= Semantic audio =

Extraction of meaning from audio

Semantic audio is the extraction of meaning from audio signals. The field of semantic audio is primarily based around the analysis of audio to create some meaningful metadata, which can then be used in a variety of different ways.

==Semantic analysis==
Semantic analysis of audio is performed to reveal some deeper understanding of an audio signal. This typically results in high-level metadata descriptors such as musical chords and tempo, or the identification of the individual speaking, to facilitate content-based management of audio recordings. In recent years, the growth of automatic data analysis techniques has grown considerably,

- Music Information Retrieval
- Sound recognition
- Speech segmentation
- Automatic music transcription
- Blind source separation
- Musical similarity
- Audio indexing, hashing, searching
- Broadcast Monitoring
- Musical performance analysis

== Applications==
With the development of applications that use this semantic information to support the user in identifying, organising, and exploring audio signals, and interacting with them. These applications include music information retrieval, semantic web technologies, audio production, sound reproduction, education, and gaming. Semantic technology involves some kind of understanding of the meaning of the information it deals with and to this end may incorporate machine learning, digital signal processing, speech processing, source separation, perceptual models of hearing, musicological knowledge, metadata, and ontologies.

Aside from audio retrieval and recommendation technologies, the semantics of audio signals are also becoming increasingly important, for instance, in object-based audio coding, as well as intelligent audio editing, and processing. Recent product releases already demonstrate this to a great extent, however, more innovative functionalities relying on semantic audio analysis and management are imminent. These functionalities may utilise, for instance, (informed) audio source separation, speaker segmentation and identification, structural music segmentation, or social and Semantic Web technologies, including ontologies and linked open data.

Speech recognition is an important semantic audio application. But for speech, other semantic operations include language identification, speaker identification or gender identification. For more general audio or music, it includes identifying a piece of music (e.g. Shazam (music app)) or a movie soundtrack.

Areas of research in semantic audio include the ability to label an audio waveform with where the harmonies change and what they are and where material is repeated and what instruments are playing.
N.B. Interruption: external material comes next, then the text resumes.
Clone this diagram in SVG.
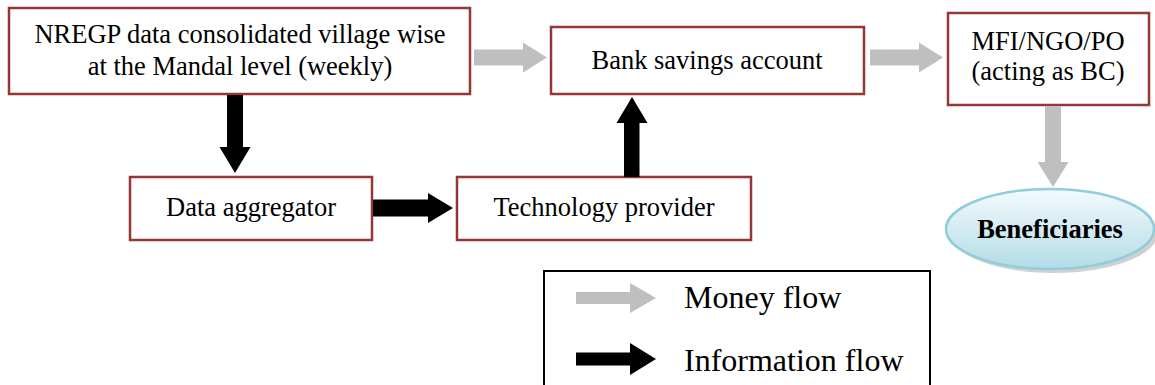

==Semantic audio and the Semantic Web==
The Semantic Web provides a powerful framework for the expression and reuse of structured data. The use and storage of semantic audio descriptors in the semantic web framework, allows for a much greater reach and unifying standard for storing and managing associated semantic audio metadata. A number of ontologies have been developed for storing and managing audio on the semantic web, including the (Music Ontology), the (Studio Ontology), and the (Audio Feature ontology)

== Semantic hearing ==
Semantic hearing has been proposed for headsets to allow users to select what sounds they want to hear in their environment, based on their semantic description. This noise-canceling headphone technology use real-time neural networks to let users opt back in to certain sounds they’d like to hear, such as babies crying, birds tweeting, or alarms ringing. This type of capability on headphone and earbuds could provide users with a degree of control over the sounds that are around them. This could benefit people who require focused listening for their job, such as health-care, military, and engineering professionals, or for factory or construction workers as well as for designing intelligent hearing aids.